È vero: quello per la velocità è un culto. È cool andare di fretta, essere tanto occupati, lavorare tanto, riempirsi il tempo con mille attività. Ma questo non è colpa della tecnologia: è parte della natura umana ed è anche una scelta che facciamo. Siamo noi a poter decidere come utilizzare le tecnologie e quindi quel che dovremmo fare è impararle al meglio, per utilizzarle come strumenti abilitanti anziché sentirci oppressi. Allo stesso modo, lo slow fine a sé stesso non è per forza buono. Può essere un ottimo brand per aggregare uno stile di vita e delle scelte ben precise. Che però non sono luddiste o negazioniste della contemporaneità ma sono, piuttosto, a favore di un uso consapevole di tutto ciò che abbiamo a disposizione, per modificarlo con l’uso stesso. Il che significa che non ha senso né chiedere l’accelerazione continua né predicare il rifiuto della velocità.

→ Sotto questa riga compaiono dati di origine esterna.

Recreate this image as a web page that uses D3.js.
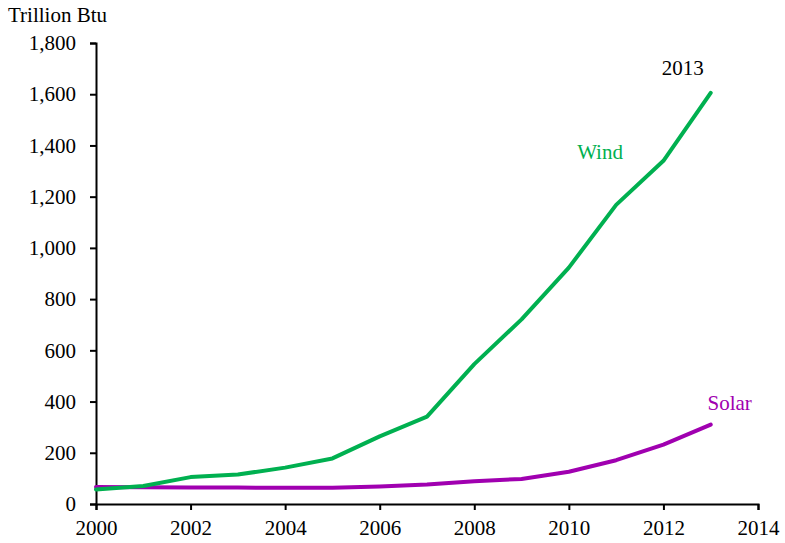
<!DOCTYPE html>
<html><head>
<script src="https://d3js.org/d3.v7.min.js"></script>
<style>
  body { margin: 0; background: #fff; }
  text { font-family: "Liberation Serif", "Times New Roman", serif; }
</style>
</head>
<body>
<svg id="chart" width="785" height="543"></svg>
<script>
// data (trillion Btu)
const years = [2000, 2001, 2002, 2003, 2004, 2005, 2006, 2007, 2008, 2009, 2010, 2011, 2012, 2013];
const wind  = [57, 70, 105, 115, 142, 178, 264, 341, 546, 721, 923, 1168, 1340, 1605];
const solar = [66, 65, 64, 64, 63, 63, 68, 76, 89, 98, 126, 171, 232, 310];
const yTicks = [0, 200, 400, 600, 800, 1000, 1200, 1400, 1600, 1800];
const xTicks = [2000, 2002, 2004, 2006, 2008, 2010, 2012, 2014];

const svg = d3.select("#chart");
const margin = { top: 43, right: 27, bottom: 39, left: 96 };
const width = +svg.attr("width") - margin.left - margin.right;
const height = +svg.attr("height") - margin.top - margin.bottom;

const g = svg.append("g").attr("transform", "translate(" + margin.left + "," + margin.top + ")");

const x = d3.scaleLinear().domain([2000, 2014]).range([0, width]);
const y = d3.scaleLinear().domain([0, 1800]).range([height, 0]);

// axes
const yAxis = g.append("g")
  .call(d3.axisLeft(y).tickValues(yTicks).tickSize(6).tickPadding(14).tickFormat(d3.format(",")));
const xAxis = g.append("g")
  .attr("transform", "translate(0," + height + ")")
  .call(d3.axisBottom(x).tickValues(xTicks).tickSize(6).tickPadding(10).tickFormat(d3.format("d")));

[yAxis, xAxis].forEach(a => {
  a.select(".domain").attr("stroke", "#000").attr("stroke-width", 2);
  a.selectAll(".tick line").attr("stroke", "#000").attr("stroke-width", 2);
  a.selectAll(".tick text").attr("fill", "#000").style("font-size", "21px")
    .style("font-family", "'Liberation Serif', serif");
});

const line = d3.line().x((d, i) => x(years[i])).y(d => y(d));

g.append("path").datum(solar)
  .attr("fill", "none").attr("stroke", "#A000B0").attr("stroke-width", 4)
  .attr("stroke-linejoin", "round").attr("stroke-linecap", "round")
  .attr("d", line);

g.append("path").datum(wind)
  .attr("fill", "none").attr("stroke", "#00B050").attr("stroke-width", 4)
  .attr("stroke-linejoin", "round").attr("stroke-linecap", "round")
  .attr("d", line);

// labels
svg.append("text").attr("x", 8).attr("y", 22).style("font-size", "21px").text("Trillion Btu");
g.append("text").attr("x", x(2013) - 28).attr("y", y(1605) - 18).attr("text-anchor", "middle")
  .style("font-size", "21px").text("2013");
g.append("text").attr("x", x(2010.66)).attr("y", y(1347)).attr("text-anchor", "middle")
  .attr("fill", "#00B050").style("font-size", "21px").text("Wind");
g.append("text").attr("x", x(2013.4)).attr("y", y(367)).attr("text-anchor", "middle")
  .attr("fill", "#A000B0").style("font-size", "21px").text("Solar");
</script>
</body></html>
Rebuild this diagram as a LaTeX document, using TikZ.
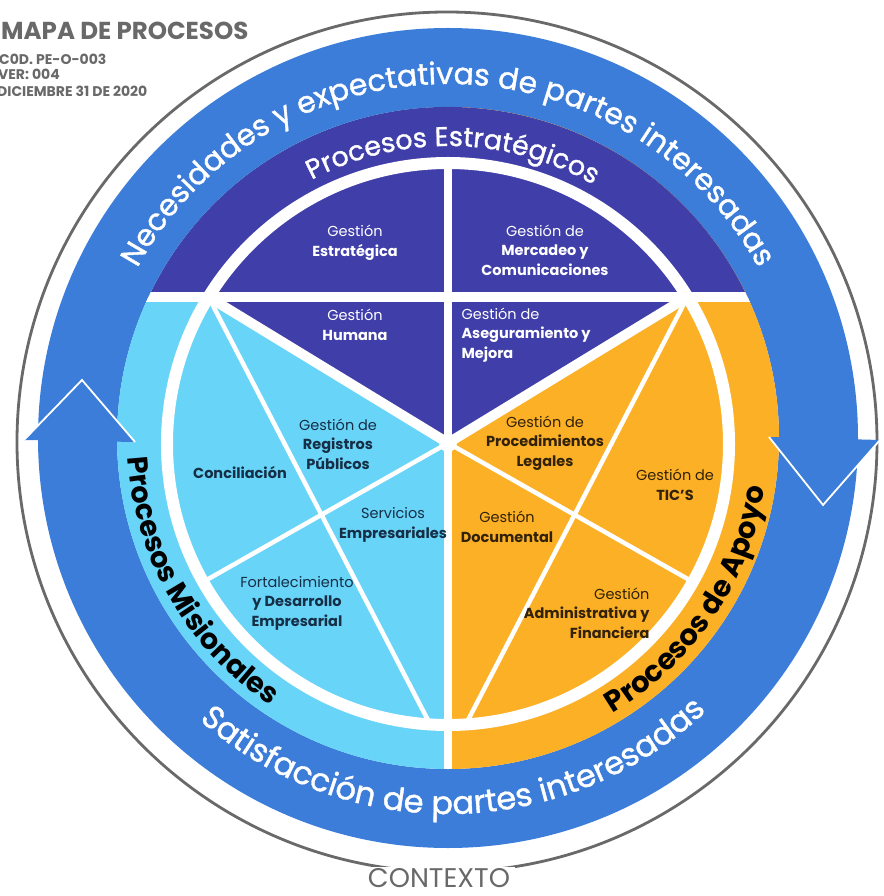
\documentclass[tikz,border=0pt]{standalone}
\usepackage{fontspec}
\setmainfont{Poppins}
\newfontfamily\ringfont{Poppins}[FakeBold=1.2]
\usepackage{xcolor}
\usepackage{tikz}
\usetikzlibrary{decorations.text}
\definecolor{clrRingfill}{RGB}{60,125,217}
\definecolor{clrEstrafill}{RGB}{64,62,168}
\definecolor{clrMisionfill}{RGB}{104,212,248}
\definecolor{clrApoyofill}{RGB}{252,176,38}
\definecolor{clrContext}{RGB}{105,105,105}
\definecolor{clrMisiontext}{RGB}{22,46,70}
\definecolor{clrApoyotext}{RGB}{50,34,10}
\tikzset{
  gapthick/.style={draw=white, line width=10pt, line cap=round},
  gapthin/.style={draw=white, line width=4.5pt},
  headedge/.style={draw=white, line width=1.8pt, line join=miter},
  estranode/.style={text=white, align=center, font=\fontsize{14.5}{19.5}\selectfont},
  misionnode/.style={text=clrMisiontext, align=center, font=\fontsize{14.5}{19.5}\selectfont},
  apoyonode/.style={text=clrApoyotext, align=center, font=\fontsize{14.5}{19.5}\selectfont},
  headnode/.style={text=clrContext, anchor=base west, inner sep=0pt},
  arctext/.style={decorate, decoration={text along path, text align=center, text color=#1}}
}

\begin{document}
\begin{tikzpicture}[x=1pt, y=1pt]

\fill[white] (-448,-458) rectangle (435,438);
\useasboundingbox (-448,-458) rectangle (435,438);

% stakeholder ring
\fill[clrRingfill, even odd rule] (0,0) circle (410) (0,0) circle (331);

% context circle
\draw[draw=clrContext, line width=2.8pt] (-1,-4) circle[radius=430pt];
\node[fill=white, text=clrContext, font=\fontsize{27}{30}\selectfont, inner xsep=5pt, inner ysep=1pt]
  (contexto) at (-9,-440) {CONTEXTO};

% process sectors
\coordinate (hub) at (0,-5);
\coordinate (jl) at (-239.5,141);
\coordinate (jr) at (239.5,141);
\fill[clrMisionfill] (0,-331) arc[start angle=270, end angle=90, radius=331] -- cycle;
\fill[clrApoyofill] (0,-331) arc[start angle=-90, end angle=90, radius=331] -- cycle;
\fill[clrEstrafill] (25.2:331) arc[start angle=25.2, end angle=154.8, radius=331]
  -- (jl) -- (hub) -- (jr) -- cycle;

\coordinate (misA) at (-18,-286);
\coordinate (misB) at (-245,-144);
\coordinate (apoA) at (18,-286);
\coordinate (apoB) at (245,-144);
\coordinate (ringtop) at (0,275);
\coordinate (discbot) at (0,-335);
\begin{scope}
  \clip (0,0) circle (331);
  \draw[gapthick, line cap=butt] (-335,141) -- (335,141);
  \draw[gapthick, line width=8pt, line cap=butt] (ringtop) -- (discbot);
  \draw[white, line width=12pt] (0,-6) circle (281);
  \draw[gapthick] (jl) -- (hub) -- (jr);
  \draw[gapthin] (jl) -- (misA);
  \draw[gapthin] (hub) -- (misB);
  \draw[gapthin] (jr) -- (apoA);
  \draw[gapthin] (hub) -- (apoB);
  \fill[white] (hub) circle (9);
\end{scope}

% arrow heads of the ring
\coordinate (uptip) at (-366,58);
\coordinate (upout) at (-424,-2);
\coordinate (upin) at (-313,-4);
\fill[clrRingfill] (uptip) -- (upout) -- (upin) -- cycle;
\draw[headedge] (upout) -- (uptip) -- (upin);
\coordinate (dntip) at (375,-67);
\coordinate (dnin) at (321,1);
\coordinate (dnout) at (432,-2);
\fill[clrRingfill] (dntip) -- (dnin) -- (dnout) -- cycle;
\draw[headedge] (dnin) -- (dntip) -- (dnout);

% curved labels
\path[arctext=white, decoration={text={|\ringfont\fontsize{30}{32}\selectfont|Necesidades y expectativas de partes interesadas}}]
  (176:354) arc[start angle=176, end angle=4, radius=354];
\path[arctext=white, decoration={text={|\ringfont\fontsize{32}{34}\selectfont|Satisfacción de partes interesadas}}]
  (196:376) arc[start angle=196, end angle=346, radius=376];
\path[arctext=white, decoration={text={|\ringfont\fontsize{27}{30}\selectfont|Procesos Estratégicos}}]
  (150:292) arc[start angle=150, end angle=28, radius=292];
\path[arctext=black, decoration={text={|\fontsize{28.5}{30}\selectfont\bfseries|Procesos Misionales}}]
  (160:321) arc[start angle=160, end angle=260, radius=321];
\path[arctext=black, decoration={text={|\fontsize{29}{31}\selectfont\bfseries|Procesos de Apoyo}}]
  (-84:321) arc[start angle=-84, end angle=16, radius=321];

% strategic processes
\node[estranode] (estrategica) at (-93,195) {Gestión\\\textbf{Estratégica}};
\node[estranode] (mercadeo) at (97,188) {Gestión de\\\textbf{Mercadeo y}\\\textbf{Comunicaciones}};
\node[estranode] (humana) at (-93,113) {Gestión\\\textbf{Humana}};
\node[estranode, align=left, anchor=west] (aseguramiento) at (10,103) {Gestión de\\\textbf{Aseguramiento y}\\\textbf{Mejora}};

% core processes
\node[misionnode] (conciliacion) at (-208,-35) {\textbf{Conciliación}};
\node[misionnode] (registros) at (-110,-6) {Gestión de\\\textbf{Registros}\\\textbf{Públicos}};
\node[misionnode] (servicios) at (-55,-87) {Servicios\\\textbf{Empresariales}};
\node[misionnode] (fortalecimiento) at (-151,-165) {Fortalecimiento\\\textbf{y Desarrollo}\\\textbf{Empresarial}};

% support processes
\node[apoyonode] (legales) at (97,-5) {Gestión de\\\textbf{Procedimientos}\\\textbf{Legales}};
\node[apoyonode] (tics) at (227,-47) {Gestión de\\\textbf{TIC’S}};
\node[apoyonode] (documental) at (59,-89) {Gestión\\\textbf{Documental}};
\node[apoyonode, align=right, anchor=east] (administrativa) at (205,-175) {Gestión\\\textbf{Administrativa y}\\\textbf{Financiera}};

% document header
\node[headnode, font=\fontsize{24.5}{26}\selectfont\bfseries] (mapa) at (-447,398) {MAPA DE PROCESOS};
\node[headnode, font=\fontsize{14}{16}\selectfont\bfseries] (codigo) at (-449,373) {C0D. PE-O-003};
\node[headnode, font=\fontsize{14}{16}\selectfont\bfseries] (version) at (-450,358) {VER: 004};
\node[headnode, font=\fontsize{14}{16}\selectfont\bfseries] (fecha) at (-451,341) {DICIEMBRE 31 DE 2020};

\end{tikzpicture}
\end{document}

Ci vuole il tempo che ci vuole.
«C’è una discrasia fra l’immagine culturale della velocità e la sensazione comune di sentirsi sempre di corsa, affannati, ma questo potrebbe essere l’occasione per una tensione creativa. Tecnologie veloci e intelligenti danno un’opportunità senza precedenti per realizzare una società più giusta e più umana, se solo tenessimo a mente che la frenesia non è una funzione dei gadget, ma delle priorità e dei parametri che noi stessi fissiamo. Ma è anche il momento di contestare l’euforia generale per la velocità e l’impulso tecnologico per raggiungerla, sfruttando invece la nostra inventiva per avere il controllo del nostro tempo nella maggior parte del tempo».
Quello di Judy Wajcman è un saggio davvero importante, un contenuto anticorpo di quelli che, se lo introietti per bene, ti cambia radicalmente l’approccio rispetto alla contemporaneità.